Sec. 22f (1) sentence 1 UStG-Draft will in future oblige the operators of an electronic marketplace to record information on sales generated by sellers via the marketplace. If the following conditions are fulfilled, the operators are obliged to keep records:
- The seller is an entrepreneur and
- supplies goods.
- Furthermore, the supply must have been "concluded in terms of civil law" on the electronic marketplace, and
- the transport or dispatch of the supplied goods begins or ends in Germany.

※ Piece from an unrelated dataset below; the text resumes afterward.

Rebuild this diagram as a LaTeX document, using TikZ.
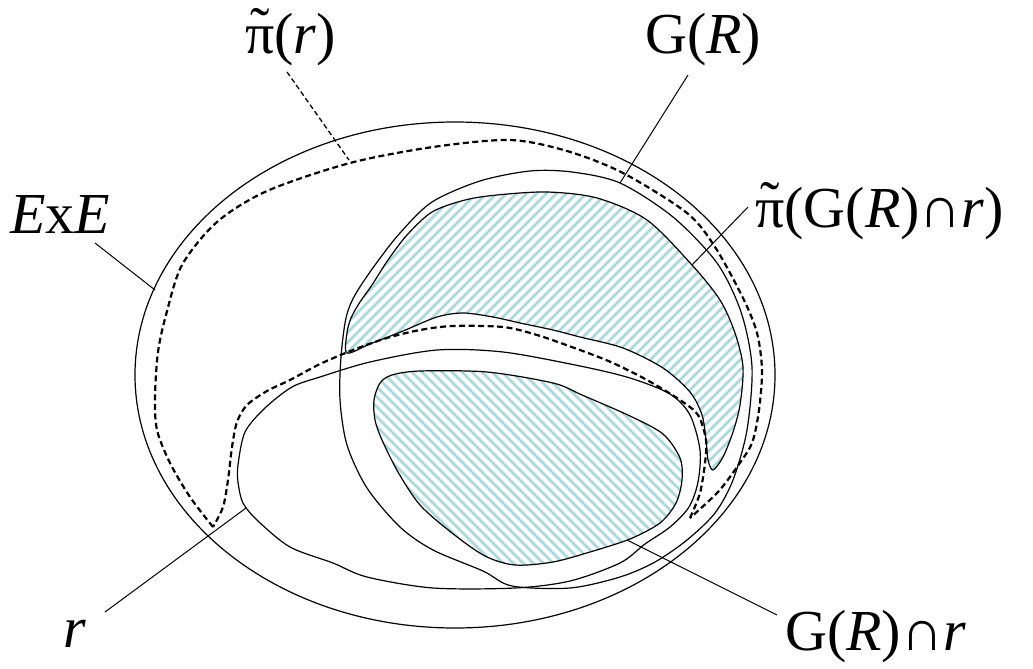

In addition, operators must require from their vendors to provide evidence that they are registered in Germany for VAT purposes. There will be a new form, a registration confirmation, which will be issued by the tax authorities. This must be applied for by the vendor. It is still unclear whether it is sufficient for the operator to have a copy of this confirmation. Vendors who are active on several platforms should therefore request several confirmations at the same time. Sellers from a third country will not receive the certificate unless a receiving agent in Germany has been appointed beforehand.
b) Liability regulations
The second innovation from the "Act for the Avoidance of VAT Losses in Trade with Goods on the Internet" concerns the liability of operators of electronic marketplaces for unpaid taxes of vendors on their platform. Operators are liable for any unpaid taxes arising from a supply by an operator, which must have been concluded in terms of civil law via the operator's marketplace.
"Concluded in terms of civil law" can be defined in relation to Article 7(2d) of the Council Implementation Regulation (“MwStVO”) in the way that a sales contract must have been concluded by means of an automated ordering process carried out by the electronic marketplace. Unpaid tax means VAT due for supplies of goods carried out in Germany.
It is possible for the operators to exclude the above-mentioned liability if they have the registration confirmations of the vendor. If the vendor uses the platform as a non-entrepreneur, the operator is not liable if he has fulfilled his recording obligations with regard to the turnovers generated by the vendor via the platform.
However, there is a counter-exemption, which again leads to the liability of the operators, if the operator knew that the seller had not fulfilled his tax obligations. It is sufficient for this liability that the operator should have been aware of this after exercising the diligence of a prudent businessman.
In the case of vendors who act as non-entrepreneurs, the operator is always liable if the operator was aware or should have been aware, after due care by a prudent businessman, that the turnover was generated within the framework of an enterprise.
Should a vendor not comply with his tax obligations, the tax office is allowed to inform the operator of the electronic marketplace about this fact. The tax office will set the operator a deadline by which the seller must be excluded from the marketplace. If the operator omits this, he is responsible, starting from the time of the note of the tax office, for the VAT due by the vendor, even if he followed his duties of taking care of the confirmation of registration or the recording.